WHAT YOU SHOULD DO: Set down the data below from its first line to the line holding "const yTickLabels = [2,0,-2,-4];", inclusive; omit all pictures.

* Begin STORED DATA *

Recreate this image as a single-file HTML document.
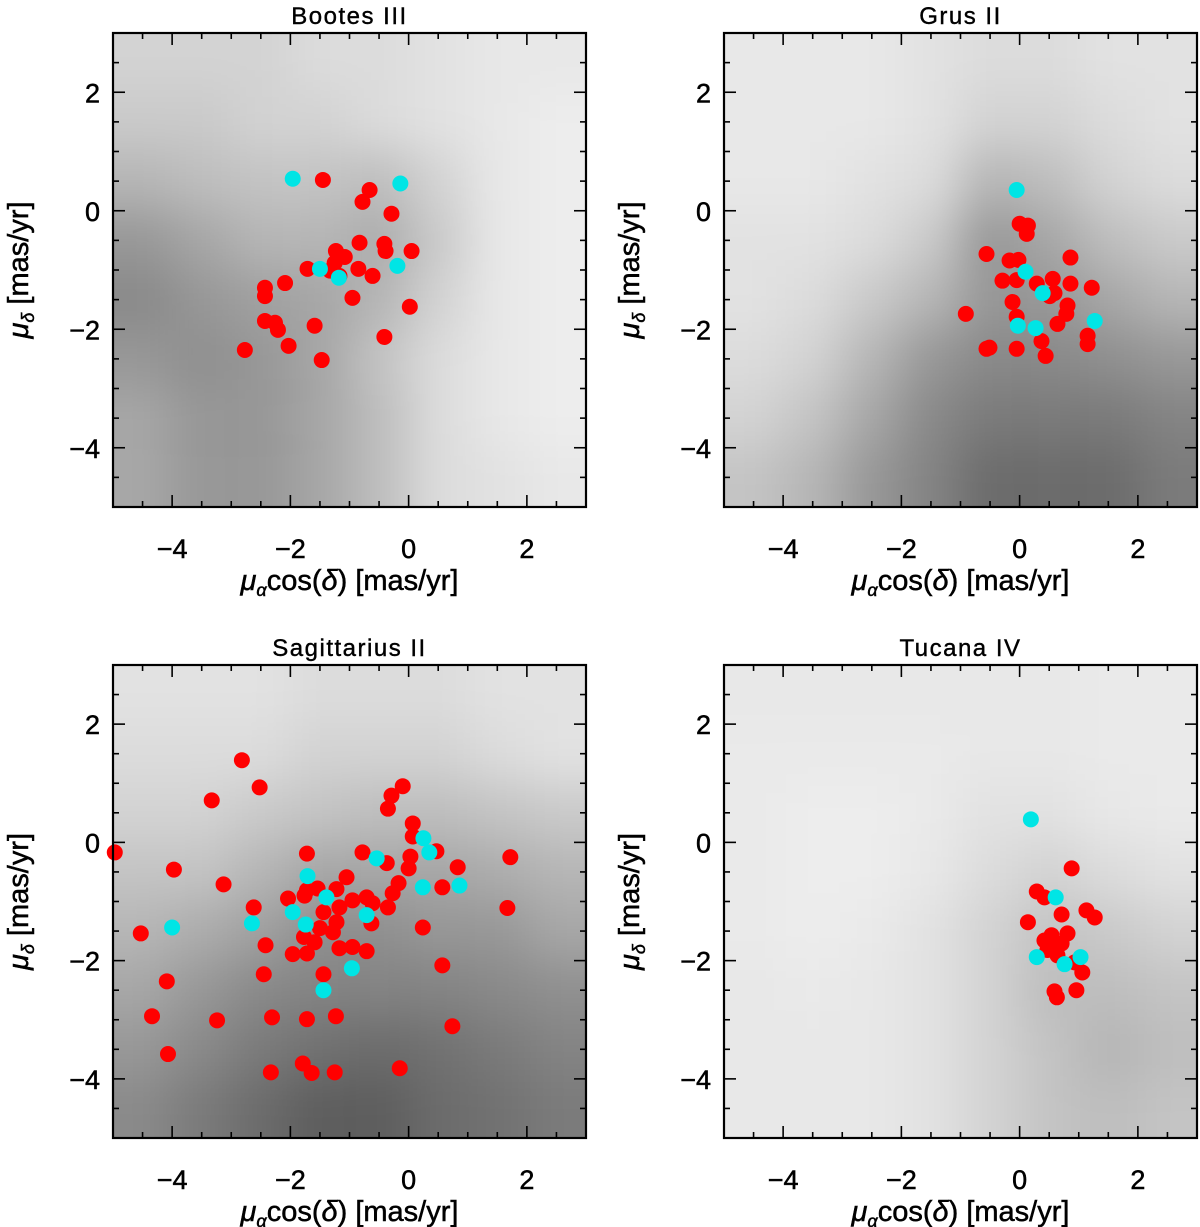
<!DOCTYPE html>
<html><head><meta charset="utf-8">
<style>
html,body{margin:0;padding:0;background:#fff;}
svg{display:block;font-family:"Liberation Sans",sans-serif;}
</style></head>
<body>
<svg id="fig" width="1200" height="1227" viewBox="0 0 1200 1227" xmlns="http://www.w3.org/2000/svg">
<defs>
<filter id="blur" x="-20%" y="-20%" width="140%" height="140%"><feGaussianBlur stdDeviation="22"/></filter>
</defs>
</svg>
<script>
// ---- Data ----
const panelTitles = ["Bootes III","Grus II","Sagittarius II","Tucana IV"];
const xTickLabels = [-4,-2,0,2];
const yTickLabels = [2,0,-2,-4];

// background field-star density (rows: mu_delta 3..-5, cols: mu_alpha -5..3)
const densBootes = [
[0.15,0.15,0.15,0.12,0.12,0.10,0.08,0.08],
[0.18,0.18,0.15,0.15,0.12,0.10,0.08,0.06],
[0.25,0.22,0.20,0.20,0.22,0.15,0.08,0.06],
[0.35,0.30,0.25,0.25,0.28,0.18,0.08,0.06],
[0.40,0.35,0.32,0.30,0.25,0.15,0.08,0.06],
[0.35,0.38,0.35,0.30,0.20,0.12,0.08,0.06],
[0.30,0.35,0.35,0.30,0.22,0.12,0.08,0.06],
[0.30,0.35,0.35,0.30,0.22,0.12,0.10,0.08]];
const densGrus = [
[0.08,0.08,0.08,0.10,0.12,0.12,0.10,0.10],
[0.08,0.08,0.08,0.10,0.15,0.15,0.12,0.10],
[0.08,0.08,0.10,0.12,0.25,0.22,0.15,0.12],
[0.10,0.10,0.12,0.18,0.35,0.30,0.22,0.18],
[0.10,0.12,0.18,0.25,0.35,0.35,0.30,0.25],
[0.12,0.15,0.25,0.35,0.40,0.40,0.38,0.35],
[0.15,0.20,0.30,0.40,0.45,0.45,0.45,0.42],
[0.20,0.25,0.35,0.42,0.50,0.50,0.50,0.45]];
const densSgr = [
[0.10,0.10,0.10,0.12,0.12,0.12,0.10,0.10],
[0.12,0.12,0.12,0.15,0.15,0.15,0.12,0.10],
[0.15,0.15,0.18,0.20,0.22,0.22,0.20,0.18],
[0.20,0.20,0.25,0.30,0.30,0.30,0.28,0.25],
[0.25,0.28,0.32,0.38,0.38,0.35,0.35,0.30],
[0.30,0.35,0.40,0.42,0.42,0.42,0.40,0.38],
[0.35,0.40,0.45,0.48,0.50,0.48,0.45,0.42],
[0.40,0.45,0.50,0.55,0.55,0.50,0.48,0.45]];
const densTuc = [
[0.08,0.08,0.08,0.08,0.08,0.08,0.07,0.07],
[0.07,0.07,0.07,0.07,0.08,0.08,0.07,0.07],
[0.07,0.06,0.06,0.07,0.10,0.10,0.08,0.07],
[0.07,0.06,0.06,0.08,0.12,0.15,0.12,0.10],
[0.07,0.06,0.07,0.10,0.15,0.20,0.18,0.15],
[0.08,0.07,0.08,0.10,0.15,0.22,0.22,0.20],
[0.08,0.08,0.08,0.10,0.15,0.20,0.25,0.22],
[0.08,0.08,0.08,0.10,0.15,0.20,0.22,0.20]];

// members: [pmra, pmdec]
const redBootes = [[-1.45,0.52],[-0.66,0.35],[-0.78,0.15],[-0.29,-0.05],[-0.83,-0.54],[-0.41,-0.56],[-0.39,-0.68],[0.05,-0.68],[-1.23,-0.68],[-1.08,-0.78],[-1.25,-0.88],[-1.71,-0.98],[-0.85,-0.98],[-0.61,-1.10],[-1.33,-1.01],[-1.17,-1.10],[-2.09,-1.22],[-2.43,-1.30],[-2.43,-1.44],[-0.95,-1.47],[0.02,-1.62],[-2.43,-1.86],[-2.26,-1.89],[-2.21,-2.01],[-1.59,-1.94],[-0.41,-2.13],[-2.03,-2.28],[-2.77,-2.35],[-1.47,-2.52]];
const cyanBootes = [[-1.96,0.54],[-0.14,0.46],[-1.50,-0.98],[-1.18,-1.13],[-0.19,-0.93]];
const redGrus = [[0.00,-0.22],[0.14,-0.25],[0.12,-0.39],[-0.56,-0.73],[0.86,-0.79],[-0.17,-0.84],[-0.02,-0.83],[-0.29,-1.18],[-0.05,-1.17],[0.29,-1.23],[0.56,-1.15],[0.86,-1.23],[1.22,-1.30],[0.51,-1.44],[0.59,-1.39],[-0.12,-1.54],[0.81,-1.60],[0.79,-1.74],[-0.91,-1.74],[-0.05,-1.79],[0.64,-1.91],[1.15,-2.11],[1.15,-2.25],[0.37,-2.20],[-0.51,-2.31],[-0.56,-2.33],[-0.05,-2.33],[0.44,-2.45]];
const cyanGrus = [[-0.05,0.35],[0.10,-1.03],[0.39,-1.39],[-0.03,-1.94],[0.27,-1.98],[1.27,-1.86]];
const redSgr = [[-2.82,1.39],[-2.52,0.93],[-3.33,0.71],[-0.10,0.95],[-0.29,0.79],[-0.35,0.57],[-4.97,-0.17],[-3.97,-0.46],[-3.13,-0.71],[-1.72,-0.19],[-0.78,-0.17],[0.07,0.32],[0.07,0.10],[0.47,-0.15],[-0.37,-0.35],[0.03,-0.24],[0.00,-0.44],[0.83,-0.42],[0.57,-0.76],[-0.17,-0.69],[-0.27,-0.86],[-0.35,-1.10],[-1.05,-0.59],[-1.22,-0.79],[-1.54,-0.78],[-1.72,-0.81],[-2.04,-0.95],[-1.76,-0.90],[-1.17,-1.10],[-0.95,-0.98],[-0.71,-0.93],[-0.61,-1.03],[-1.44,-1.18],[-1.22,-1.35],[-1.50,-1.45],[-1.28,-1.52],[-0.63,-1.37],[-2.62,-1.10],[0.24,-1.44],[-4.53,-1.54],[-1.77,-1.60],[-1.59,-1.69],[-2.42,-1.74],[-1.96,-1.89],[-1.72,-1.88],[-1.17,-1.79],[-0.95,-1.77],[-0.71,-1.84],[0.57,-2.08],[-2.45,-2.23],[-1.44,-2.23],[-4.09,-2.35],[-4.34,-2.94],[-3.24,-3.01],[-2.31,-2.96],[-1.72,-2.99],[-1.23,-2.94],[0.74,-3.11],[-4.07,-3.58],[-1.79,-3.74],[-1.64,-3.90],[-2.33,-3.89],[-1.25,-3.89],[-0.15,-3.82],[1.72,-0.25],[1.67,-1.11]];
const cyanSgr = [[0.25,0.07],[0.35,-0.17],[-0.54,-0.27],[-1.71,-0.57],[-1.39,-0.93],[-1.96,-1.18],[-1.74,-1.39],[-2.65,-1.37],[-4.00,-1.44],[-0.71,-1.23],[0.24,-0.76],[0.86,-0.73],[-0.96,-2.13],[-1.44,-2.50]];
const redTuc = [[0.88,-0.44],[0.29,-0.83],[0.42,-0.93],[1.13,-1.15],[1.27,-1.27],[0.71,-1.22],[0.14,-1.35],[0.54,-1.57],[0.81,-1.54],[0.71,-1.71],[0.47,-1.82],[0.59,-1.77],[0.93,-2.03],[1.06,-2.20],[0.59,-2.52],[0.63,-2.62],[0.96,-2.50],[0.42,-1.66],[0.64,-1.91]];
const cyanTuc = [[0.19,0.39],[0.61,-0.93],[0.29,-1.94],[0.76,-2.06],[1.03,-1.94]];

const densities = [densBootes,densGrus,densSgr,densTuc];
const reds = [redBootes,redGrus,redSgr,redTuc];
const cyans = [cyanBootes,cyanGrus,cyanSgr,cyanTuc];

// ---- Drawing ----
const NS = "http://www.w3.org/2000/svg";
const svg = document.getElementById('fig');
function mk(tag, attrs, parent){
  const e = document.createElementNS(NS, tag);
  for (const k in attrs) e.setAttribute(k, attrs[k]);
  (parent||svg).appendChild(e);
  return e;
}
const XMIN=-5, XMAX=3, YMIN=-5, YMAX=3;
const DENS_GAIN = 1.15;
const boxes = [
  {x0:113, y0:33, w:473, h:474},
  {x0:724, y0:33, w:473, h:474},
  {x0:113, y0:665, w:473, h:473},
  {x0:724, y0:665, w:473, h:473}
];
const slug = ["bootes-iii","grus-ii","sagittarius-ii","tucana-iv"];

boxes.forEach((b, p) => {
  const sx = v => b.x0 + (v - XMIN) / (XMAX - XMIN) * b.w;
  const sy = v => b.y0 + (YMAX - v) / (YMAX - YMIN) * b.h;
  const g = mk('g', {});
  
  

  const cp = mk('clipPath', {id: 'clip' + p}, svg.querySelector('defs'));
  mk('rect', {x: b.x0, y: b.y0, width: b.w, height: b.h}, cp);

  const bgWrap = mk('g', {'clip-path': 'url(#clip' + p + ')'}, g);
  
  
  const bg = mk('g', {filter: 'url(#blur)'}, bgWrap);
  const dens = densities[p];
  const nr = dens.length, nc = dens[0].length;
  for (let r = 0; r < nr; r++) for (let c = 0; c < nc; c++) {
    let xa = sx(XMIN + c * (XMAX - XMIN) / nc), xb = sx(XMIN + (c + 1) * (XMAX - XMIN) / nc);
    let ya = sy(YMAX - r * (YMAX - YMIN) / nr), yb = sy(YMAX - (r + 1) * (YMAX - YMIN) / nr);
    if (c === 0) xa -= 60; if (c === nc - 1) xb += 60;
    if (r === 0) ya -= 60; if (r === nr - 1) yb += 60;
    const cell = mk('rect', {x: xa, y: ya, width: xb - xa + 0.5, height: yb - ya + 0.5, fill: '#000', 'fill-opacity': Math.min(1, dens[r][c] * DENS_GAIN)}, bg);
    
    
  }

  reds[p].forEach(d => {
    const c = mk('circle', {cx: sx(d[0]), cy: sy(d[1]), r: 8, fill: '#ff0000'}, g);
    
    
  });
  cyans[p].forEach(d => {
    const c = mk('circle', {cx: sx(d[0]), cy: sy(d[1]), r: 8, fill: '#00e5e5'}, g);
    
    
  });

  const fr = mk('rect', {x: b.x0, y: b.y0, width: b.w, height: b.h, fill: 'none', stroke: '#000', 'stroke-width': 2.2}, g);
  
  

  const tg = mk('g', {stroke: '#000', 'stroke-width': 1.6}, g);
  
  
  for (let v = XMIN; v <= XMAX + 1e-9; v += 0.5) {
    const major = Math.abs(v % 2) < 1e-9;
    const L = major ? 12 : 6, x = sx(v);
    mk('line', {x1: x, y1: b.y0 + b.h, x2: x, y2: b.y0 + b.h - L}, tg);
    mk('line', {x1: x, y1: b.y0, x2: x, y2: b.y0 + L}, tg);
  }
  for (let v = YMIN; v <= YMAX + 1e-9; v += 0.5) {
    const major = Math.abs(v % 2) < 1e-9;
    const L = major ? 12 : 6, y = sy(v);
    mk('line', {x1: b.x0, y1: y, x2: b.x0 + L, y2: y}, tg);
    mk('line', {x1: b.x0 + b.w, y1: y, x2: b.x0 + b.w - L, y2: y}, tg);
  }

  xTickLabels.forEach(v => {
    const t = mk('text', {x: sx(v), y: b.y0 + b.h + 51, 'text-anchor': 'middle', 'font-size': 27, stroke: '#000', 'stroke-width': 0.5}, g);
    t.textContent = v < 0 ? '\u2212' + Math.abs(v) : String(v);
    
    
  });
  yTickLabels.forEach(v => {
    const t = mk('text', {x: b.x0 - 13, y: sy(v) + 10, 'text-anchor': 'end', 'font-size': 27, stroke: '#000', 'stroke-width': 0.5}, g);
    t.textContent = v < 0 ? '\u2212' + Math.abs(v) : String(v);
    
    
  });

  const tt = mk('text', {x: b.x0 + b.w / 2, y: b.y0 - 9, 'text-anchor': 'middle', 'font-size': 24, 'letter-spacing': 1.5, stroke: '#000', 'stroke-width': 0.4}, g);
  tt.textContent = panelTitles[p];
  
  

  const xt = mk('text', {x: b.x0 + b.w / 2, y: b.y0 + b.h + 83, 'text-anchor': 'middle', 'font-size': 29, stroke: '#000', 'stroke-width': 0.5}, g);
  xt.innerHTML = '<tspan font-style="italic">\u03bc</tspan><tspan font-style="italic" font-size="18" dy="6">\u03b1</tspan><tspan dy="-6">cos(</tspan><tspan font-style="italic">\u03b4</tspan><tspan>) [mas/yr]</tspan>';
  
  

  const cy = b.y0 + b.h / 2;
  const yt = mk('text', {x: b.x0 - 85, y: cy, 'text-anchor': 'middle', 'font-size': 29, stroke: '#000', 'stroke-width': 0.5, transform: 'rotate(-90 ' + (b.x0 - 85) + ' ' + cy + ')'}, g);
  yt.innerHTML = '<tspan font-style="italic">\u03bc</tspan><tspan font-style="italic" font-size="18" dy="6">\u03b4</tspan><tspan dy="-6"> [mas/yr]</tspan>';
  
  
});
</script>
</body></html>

* End STORED DATA *

RESPONSE TO THIS TASK:
Recreate this image as a single-file HTML document.
<!DOCTYPE html>
<html><head><meta charset="utf-8">
<style>
html,body{margin:0;padding:0;background:#fff;}
svg{display:block;font-family:"Liberation Sans",sans-serif;}
</style></head>
<body>
<svg id="fig" width="1200" height="1227" viewBox="0 0 1200 1227" xmlns="http://www.w3.org/2000/svg">
<defs>
<filter id="blur" x="-20%" y="-20%" width="140%" height="140%"><feGaussianBlur stdDeviation="22"/></filter>
</defs>
</svg>
<script>
// ---- Data ----
const panelTitles = ["Bootes III","Grus II","Sagittarius II","Tucana IV"];
const xTickLabels = [-4,-2,0,2];
const yTickLabels = [2,0,-2,-4];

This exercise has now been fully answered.